- [Instructions for the task] Pull every line that holds the word "with" from the entries.

■ ■ ■ ■

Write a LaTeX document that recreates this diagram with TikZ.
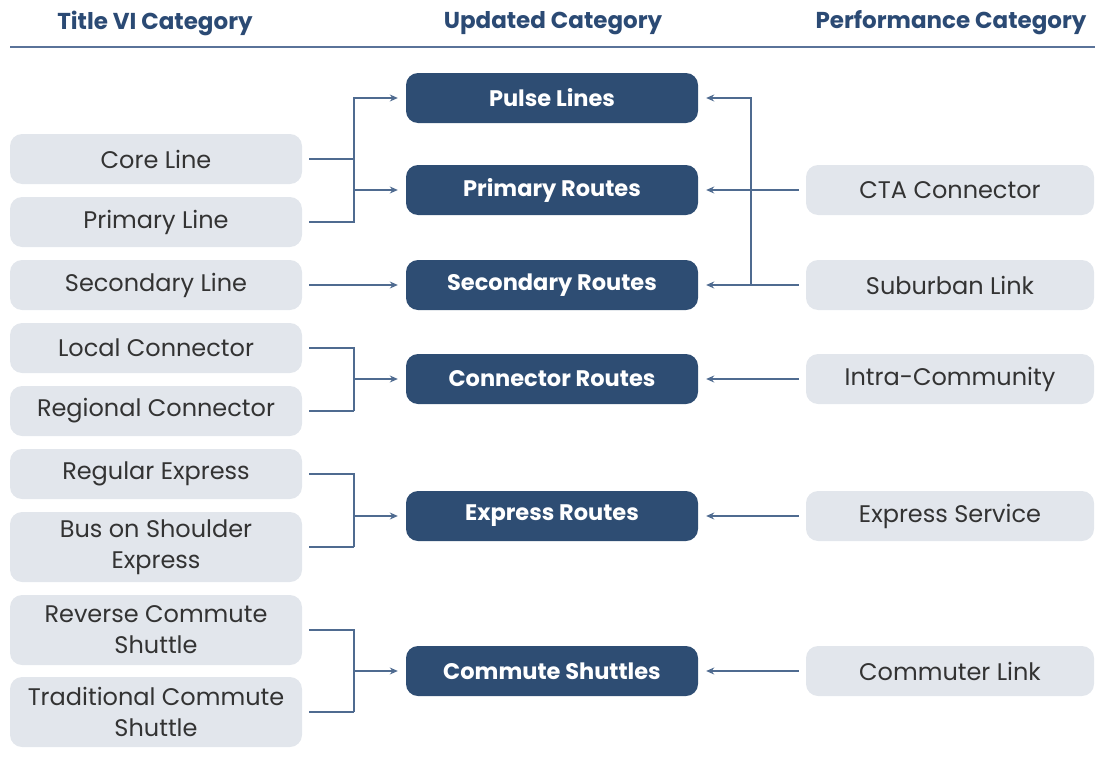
\documentclass[tikz,border=0pt]{standalone}
\usepackage{fontspec}
\setmainfont{Poppins}
\usetikzlibrary{positioning,arrows.meta}

\definecolor{headblue}{HTML}{2B4A74}
\definecolor{navy}{HTML}{2E4D73}
\definecolor{boxgray}{HTML}{E2E6EC}
\definecolor{textgray}{HTML}{333333}
\definecolor{linkblue}{HTML}{4F6B90}
\definecolor{ruleblue}{HTML}{5A7399}

\begin{document}
\begin{tikzpicture}[x=1pt, y=-1pt,
    >={Stealth[length=8pt,width=7pt]},
    title/.style={font=\bfseries\fontsize{23}{27}\selectfont, text=headblue},
    oldcat/.style={fill=boxgray, rounded corners=12pt, minimum width=292pt,
        minimum height=50pt, align=center, text=textgray,
        font=\fontsize{24}{31}\selectfont},
    newcat/.style={fill=navy, text=white, rounded corners=12pt,
        minimum width=292pt, minimum height=50pt,
        font=\bfseries\fontsize{22.5}{26}\selectfont},
    perfcat/.style={oldcat, minimum width=288pt},
    wire/.style={draw=linkblue, line width=1.2pt},
    feed/.style={shorten <=7pt},
    into/.style={->, shorten >=8pt},
]
    \useasboundingbox (0,0) rectangle (1095,771);

    %% Headings
    \node[title] (headold) at (155,23) {Title VI Category};
    \node[title] (headnew) at (553,23) {Updated Category};
    \node[title] (headperf) at (951,23) {Performance Category};
    \draw[ruleblue, line width=2pt] (10,47) -- (1095,47);

    %% Title VI categories
    \node[oldcat] (coreline) at (156,159) {Core Line};
    \node[oldcat] (primaryline) at (156,222) {Primary Line};
    \node[oldcat] (secondaryline) at (156,285) {Secondary Line};
    \node[oldcat] (localconn) at (156,348) {Local Connector};
    \node[oldcat] (regionalconn) at (156,411) {Regional Connector};
    \node[oldcat] (regexpress) at (156,474) {Regular Express};
    \node[oldcat, minimum height=70pt] (busexpress) at (156,547) {Bus on Shoulder\\Express};
    \node[oldcat, minimum height=70pt] (revshuttle) at (156,630) {Reverse Commute\\Shuttle};
    \node[oldcat, minimum height=70pt] (tradshuttle) at (156,712) {Traditional Commute\\Shuttle};

    %% Updated categories
    \node[newcat] (pulse) at (552,98) {Pulse Lines};
    \node[newcat] (primary) at (552,190) {Primary Routes};
    \node[newcat] (secondary) at (552,285) {Secondary Routes};
    \node[newcat] (connector) at (552,379) {Connector Routes};
    \node[newcat] (express) at (552,516) {Express Routes};
    \node[newcat] (shuttles) at (552,671) {Commute Shuttles};

    %% Performance categories
    \node[perfcat] (cta) at (950,190) {CTA Connector};
    \node[perfcat] (suburban) at (950,285) {Suburban Link};
    \node[perfcat] (intra) at (950,379) {Intra-Community};
    \node[perfcat] (expservice) at (950,516) {Express Service};
    \node[perfcat] (commuter) at (950,671) {Commuter Link};

    % Bus lines
    \coordinate (lbus) at (354,0);
    \coordinate (rbus) at (751,0);

    %% Left links
    \draw[wire, feed] (coreline.east) -- (coreline.east -| lbus);
    \draw[wire, feed, into] (primaryline.east) -| (lbus |- pulse.west) -- (pulse.west);
    \draw[wire, into] (lbus |- primary.west) -- (primary.west);

    \draw[wire, feed, into] (secondaryline.east) -- (secondary.west);

    \draw[wire, feed] (localconn.east) -| (lbus |- regionalconn.east);
    \draw[wire, feed] (regionalconn.east) -- (regionalconn.east -| lbus);
    \draw[wire, into] (lbus |- connector.west) -- (connector.west);

    \draw[wire, feed] (regexpress.east) -| (lbus |- busexpress.east);
    \draw[wire, feed] (busexpress.east) -- (busexpress.east -| lbus);
    \draw[wire, into] (lbus |- express.west) -- (express.west);

    \draw[wire, feed] (revshuttle.east) -| (lbus |- tradshuttle.east);
    \draw[wire, feed] (tradshuttle.east) -- (tradshuttle.east -| lbus);
    \draw[wire, into] (lbus |- shuttles.west) -- (shuttles.west);

    %% Right links
    \draw[wire, feed, into] (cta.west) -- (primary.east);
    \draw[wire, feed, into] (suburban.west) -- (secondary.east);
    \draw[wire, into] (rbus |- suburban.west) |- (pulse.east);
    \draw[wire, feed, into] (intra.west) -- (connector.east);
    \draw[wire, feed, into] (expservice.west) -- (express.east);
    \draw[wire, feed, into] (commuter.west) -- (shuttles.east);

\end{tikzpicture}
\end{document}
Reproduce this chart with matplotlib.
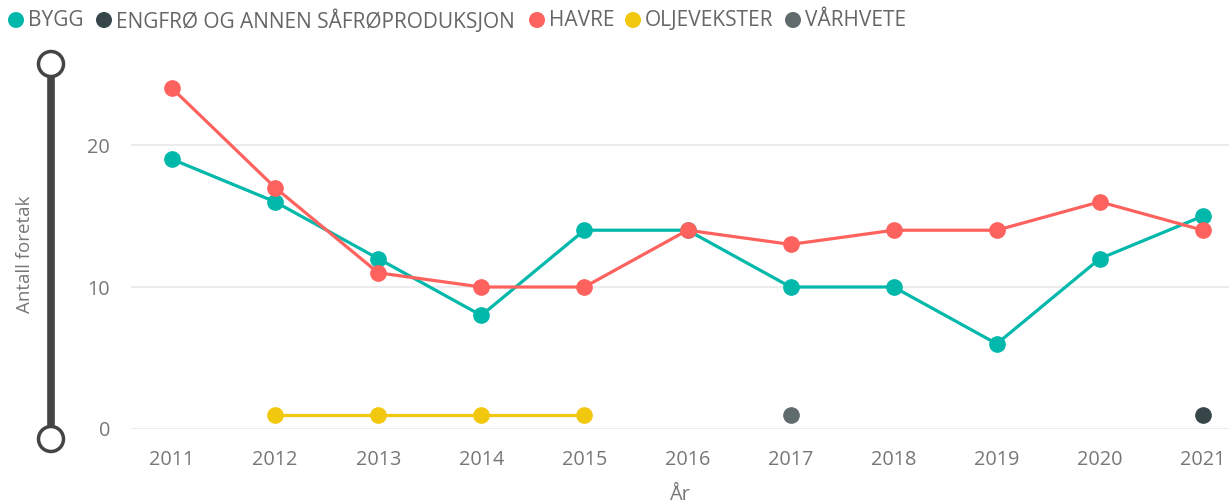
import matplotlib
matplotlib.use("Agg")
import matplotlib.pyplot as plt
from matplotlib.lines import Line2D
from matplotlib.patches import Circle

plt.rcParams['font.family'] = ['Open Sans', 'DejaVu Sans']

years = [2011, 2012, 2013, 2014, 2015, 2016, 2017, 2018, 2019, 2020, 2021]
bygg = [19, 16, 12, 8, 14, 14, 10, 10, 6, 12, 15]
havre = [24, 17, 11, 10, 10, 14, 13, 14, 14, 16, 14]
olje_years = [2012, 2013, 2014, 2015]
olje = [1, 1, 1, 1]
varhvete_years = [2017]
varhvete = [1]
engfro_years = [2021]
engfro = [1]

series_names = ["BYGG", "ENGFRØ OG ANNEN SÅFRØPRODUKSJON", "HAVRE", "OLJEVEKSTER", "VÅRHVETE"]
colors = {"BYGG": "#01B8AA", "ENGFRØ OG ANNEN SÅFRØPRODUKSJON": "#374649",
          "HAVRE": "#FD625E", "OLJEVEKSTER": "#F2C80F", "VÅRHVETE": "#5F6B6D"}
yticks = [0, 10, 20]

W, H = 1229, 504
fig = plt.figure(figsize=(W / 100, H / 100), dpi=100)
ax = fig.add_axes([131 / W, 1 - 429 / H, (W - 131) / W, (429 - 65.5) / H])

kw = dict(lw=2.3, marker='o', markersize=11, clip_on=False, solid_capstyle='round')
ax.plot(years, bygg, color=colors["BYGG"], zorder=3, **kw)
ax.plot(years, havre, color=colors["HAVRE"], zorder=4, **kw)
ax.plot(olje_years, olje, color=colors["OLJEVEKSTER"], zorder=3, **kw)
ax.plot(varhvete_years, varhvete, color=colors["VÅRHVETE"], zorder=3, **kw)
ax.plot(engfro_years, engfro, color=colors["ENGFRØ OG ANNEN SÅFRØPRODUKSJON"], zorder=3, **kw)

ax.set_xlim(2011 - 41 / 103.1, 2021 + 26 / 103.1)
ax.set_ylim(0, 25.6)
ax.set_xticks(years)
ax.set_xticklabels([str(y) for y in years])
ax.set_yticks(yticks)
for s in ax.spines.values():
    s.set_visible(False)
ax.grid(axis='y', color='#E9E9E9', lw=1.2)
ax.set_axisbelow(True)
ax.tick_params(axis='both', length=0, labelsize=14.3, labelcolor='#777777')
ax.tick_params(axis='x', pad=15)
ax.tick_params(axis='y', pad=15)
ax.set_xlabel("År", fontsize=14.3, color='#777777', labelpad=11)

# overlay in pixel coords
ov = fig.add_axes([0, 0, 1, 1], zorder=-1)
ov.set_xlim(0, W)
ov.set_ylim(H, 0)
ov.axis('off')
ov.add_line(Line2D([51, 51], [64, 439], color='#444444', lw=5.5, solid_capstyle='butt'))
for cy in (64, 439):
    ov.add_patch(Circle((51, cy), 12.5, facecolor='white', edgecolor='#444444', lw=2.5, zorder=3))
ov.text(25, 254, "Antall foretak", rotation=90, ha='center', va='center',
        fontsize=13.5, color='#777777')

# legend
leg_x = [16, 104, 537, 633, 793]
for name, x in zip(series_names, leg_x):
    ov.add_patch(Circle((x, 20), 8, facecolor=colors[name], edgecolor='none'))
    ov.text(x + 12, 21, name, ha='left', va='center', fontsize=15, color='#666666')

fig.savefig("out.png", dpi=100)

■ ■ ■ ■

- [Final answer]
Write a LaTeX document that recreates this diagram with TikZ.
Reproduce this chart with matplotlib.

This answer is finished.